What you have to do boy, is sign up for scholarships! Sign up for every scholarship you can! Trust me on this. I know you are stubborn and dead set on getting out of dodge (in this case Lake Mills, Iowa). I know you hate the tiny town life and the overabundance of corn fields. But out of state tuition is going to be the death of you, I swear. Getting scholarships will make this whole college business so much less stressful. If you do not take this little bit of advice, you will find yourself spending your days frantically searching for possible scholarships you can win. Oh yes, one more thing. Practice doing the laundry more. That one time you did it is not going to be enough, believe me. To avoid looking foolish, become a master of the washer machine! Well, the rest isn’t so bad. The city is fun.... albeit foggy and kind of cold, but nothing like those Iowa winters. Not to mention the people here are good people.
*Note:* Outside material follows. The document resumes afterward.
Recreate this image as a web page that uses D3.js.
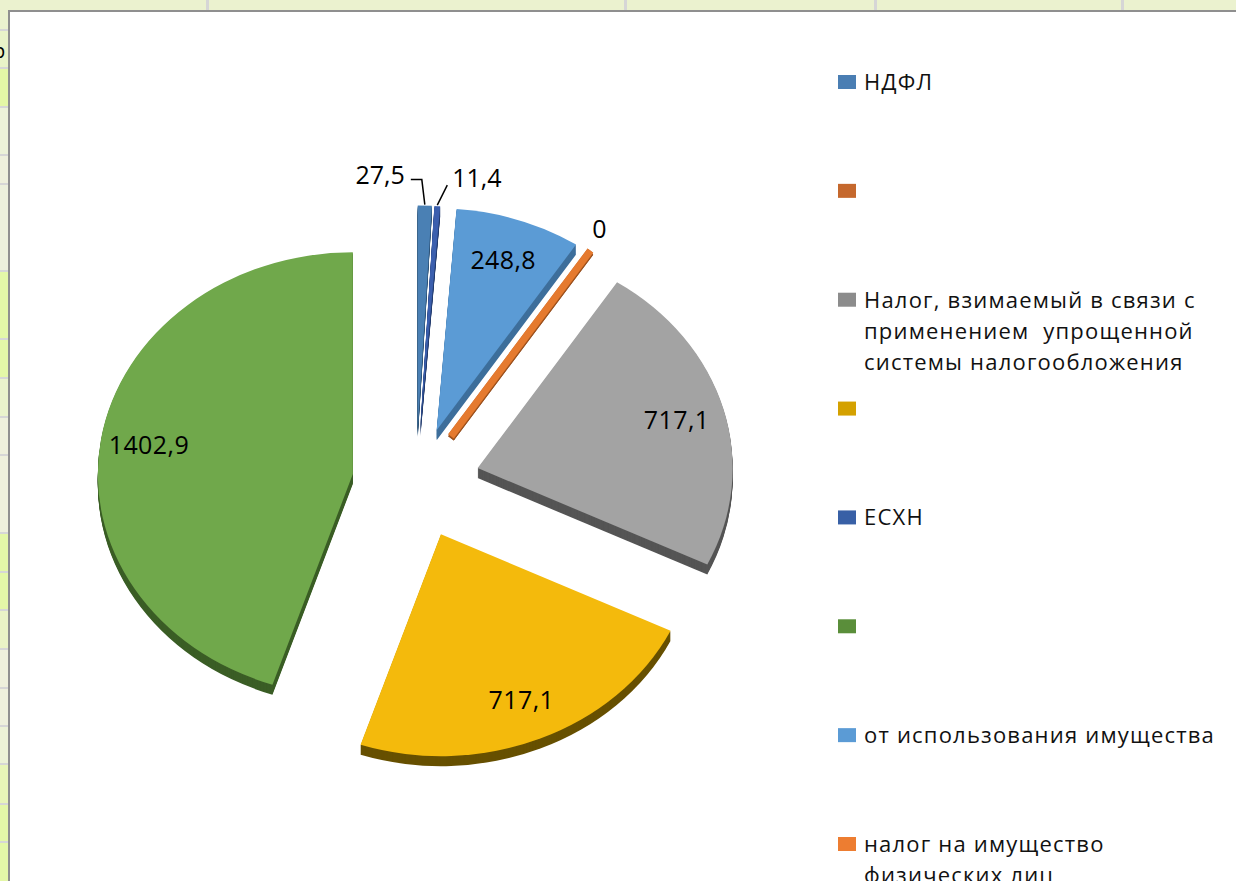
<!DOCTYPE html>
<html><head><meta charset="utf-8">
<script src="https://cdn.jsdelivr.net/npm/d3@7"></script>
<style>html,body{margin:0;padding:0;background:#fff;overflow:hidden}</style>
</head><body><svg id="c" width="1236" height="881"></svg>
<script>
// ---- data ----
const categories = ["НДФЛ", "", "Налог, взимаемый в связи с применением  упрощенной системы налогообложения", "", "ЕСХН", "", "от использования имущества", "налог на имущество физических лиц"];
const legendLines = [["НДФЛ"], [""], ["Налог, взимаемый в связи с", "применением  упрощенной", "системы налогообложения"], [""], ["ЕСХН"], [""], ["от использования имущества"], ["налог на имущество", "физических лиц"]];
const values = [27.5, 0, 717.1, 717.1, 11.4, 1402.9, 248.8, 0];
const valueLabels = ["27,5", "", "717,1", "717,1", "11,4", "1402,9", "248,8", "0"];
const pieOrder = [0, 4, 6, 1, 7, 2, 3, 5]; // clockwise from 12 o'clock

// ---- styles ----
const legendColors = ["#4a7eb3", "#c5682d", "#8c8c8c", "#d4a100", "#3860a6", "#5a8e3a", "#5b9bd5", "#ed7d31"];
const topColors = ["#4a80b4", "#c5682d", "#a3a3a3", "#f4ba0c", "#3b5fae", "#70a84b", "#5b9bd5", "#e57a2f"];
const sideColors = ["#2f5478", "#7a3f18", "#555555", "#675000", "#243d70", "#3b5e26", "#3e6f9c", "#a0521c"];

const svg = d3.select("#c");
const W = 1236, H = 881;

// ---- spreadsheet background ----
svg.append("rect").attr("width", W).attr("height", H).attr("fill", "#ebf2cf");
const rowEdges = [0, 30, 68, 107, 155, 184, 271, 339, 378, 417, 455, 533, 572, 610, 649, 688, 726, 764, 804, 842, 881];
const rowFills = ["#ebf2cf", "#e9f3c8", "#e4f7a6", "#ecf2d8", "#eef0dc", "#ecf0dc", "#e4f7a8", "#e4f7a8", "#eaf3cc", "#eef0dc", "#eef0dc", "#e4f7a8", "#e4f7a8", "#eaf3c6", "#eef0dc", "#eef0dc", "#ecf2d6", "#e8f5b8", "#e4f7a8", "#e4f7a8"];
rowFills.forEach((f, i) => {
  svg.append("rect").attr("x", 0).attr("y", rowEdges[i]).attr("width", 9).attr("height", rowEdges[i + 1] - rowEdges[i]).attr("fill", f);
  if (i > 0) svg.append("rect").attr("x", 0).attr("y", rowEdges[i] - 1).attr("width", 9).attr("height", 2).attr("fill", "#d6d6d6");
});
[207, 625, 875, 1122].forEach(x => svg.append("rect").attr("x", x - 1).attr("y", 0).attr("width", 3).attr("height", 10).attr("fill", "#d6d6d6"));
svg.append("text").attr("x", -7).attr("y", 58).attr("font-family", "Open Sans").attr("font-size", 20).attr("fill", "#000").text("р");

// chart area
svg.append("rect").attr("x", 9).attr("y", 11).attr("width", W).attr("height", H).attr("fill", "#fff").attr("stroke", "#8f8f8f").attr("stroke-width", 2);

// ---- pie ----
const cx = 416, cy = 483, rx = 255, ratio = 0.87, explode = 64, depth = 10;
const pie = d3.pie().sort(null).value(i => values[i]);
const arcs = pie(pieOrder);
const arc = d3.arc().innerRadius(0).outerRadius(rx);
const gPie = svg.append("g");

arcs.forEach(s => {
  const i = s.data;
  const mid = (s.startAngle + s.endAngle) / 2;
  const ox = explode * Math.sin(mid), oy = -explode * Math.cos(mid) * ratio;
  const g = gPie.append("g").attr("transform", `translate(${cx + ox},${cy + oy})`);
  if (values[i] === 0) {
    const ex = rx * Math.sin(mid), ey = -rx * Math.cos(mid) * ratio;
    g.append("line").attr("x1", 0).attr("y1", 2).attr("x2", ex).attr("y2", ey + 2)
      .attr("stroke", sideColors[i]).attr("stroke-width", 7);
    g.append("line").attr("x1", 0).attr("y1", 0).attr("x2", ex).attr("y2", ey)
      .attr("stroke", topColors[i]).attr("stroke-width", 7);
    return;
  }
  for (let k = depth; k >= 1; k--) {
    g.append("path").attr("d", arc(s)).attr("transform", `translate(0,${k}) scale(1,${ratio})`).attr("fill", sideColors[i]);
  }
  g.append("path").attr("d", arc(s)).attr("transform", `scale(1,${ratio})`).attr("fill", topColors[i]);
});

// ---- labels ----
const gLab = svg.append("g").attr("font-family", "Open Sans").attr("font-size", 25).attr("fill", "#000");
let firstSmall = true;
arcs.forEach(s => {
  const i = s.data;
  if (!valueLabels[i]) return;
  const mid = (s.startAngle + s.endAngle) / 2;
  const ax = cx + explode * Math.sin(mid), ay = cy - explode * Math.cos(mid) * ratio;
  const span = s.endAngle - s.startAngle;
  if (span > 0.3) {
    gLab.append("text").attr("x", ax + 0.81 * rx * Math.sin(mid)).attr("y", ay - 0.81 * rx * Math.cos(mid) * ratio)
      .attr("text-anchor", "middle").attr("dy", "0.35em").attr("letter-spacing", 0.4).text(valueLabels[i]);
    return;
  }
  const px = ax + rx * Math.sin(mid), py = ay - rx * Math.cos(mid) * ratio;
  if (values[i] === 0) {
    gLab.append("text").attr("x", px + 9).attr("y", py - 13).attr("text-anchor", "middle").text(valueLabels[i]);
  } else if (firstSmall) {
    firstSmall = false;
    gLab.append("text").attr("x", px - 20).attr("y", py - 22).attr("text-anchor", "end").text(valueLabels[i]);
    gLab.append("polyline").attr("points", `${px - 14},${py - 26} ${px - 3},${py - 26} ${px},${py - 1}`)
      .attr("fill", "none").attr("stroke", "#000").attr("stroke-width", 1.5);
  } else {
    gLab.append("text").attr("x", px + 15).attr("y", py - 19).attr("text-anchor", "start").text(valueLabels[i]);
    gLab.append("line").attr("x1", px + 10).attr("y1", py - 21).attr("x2", px).attr("y2", py - 1)
      .attr("stroke", "#000").attr("stroke-width", 1.5);
  }
});

// ---- legend ----
const ly = d3.scaleLinear().domain([0, categories.length - 1]).range([90, 852]);
const gLeg = svg.append("g").attr("font-family", "Open Sans").attr("font-size", 22).attr("fill", "#111");
categories.forEach((c, i) => {
  const y = ly(i);
  gLeg.append("rect").attr("x", 838).attr("y", y - 15).attr("width", 18).attr("height", 14).attr("fill", legendColors[i]);
  legendLines[i].forEach((t, j) => {
    if (t) gLeg.append("text").attr("x", 864).attr("y", y + j * 31).attr("letter-spacing", 1.2)
      .style("white-space", "pre").text(t);
  });
});
</script></body></html>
Well, some of them at least. I wish you the best of luck on making your first year of college wonderful!


If I could go back in time and talk with myself when I was a high school senior, I would suggest better study habits and a harder work ethic. After I graduated high school, I joined the military where I did, in fact, learn these important concepts. Now that I am back in school, I am a much better student and feel like I get more out of the classes. I think the most important thing that I could tell my much younger and immature self would be to gain as much as I could from the classes and to really listen to the instructors. I think that when I was in high school I felt like I was forced to be there and this impacted my learning experience. In college, however, you are there because you WANT to be there and you WANT to learn. I think I would tell myself to change my mindset and make myself believe that, in fact, I wasn't being forced to be there but that I wanted and needed to be there. I think if I would have thought this way I would have had a much more meaningful high school experience.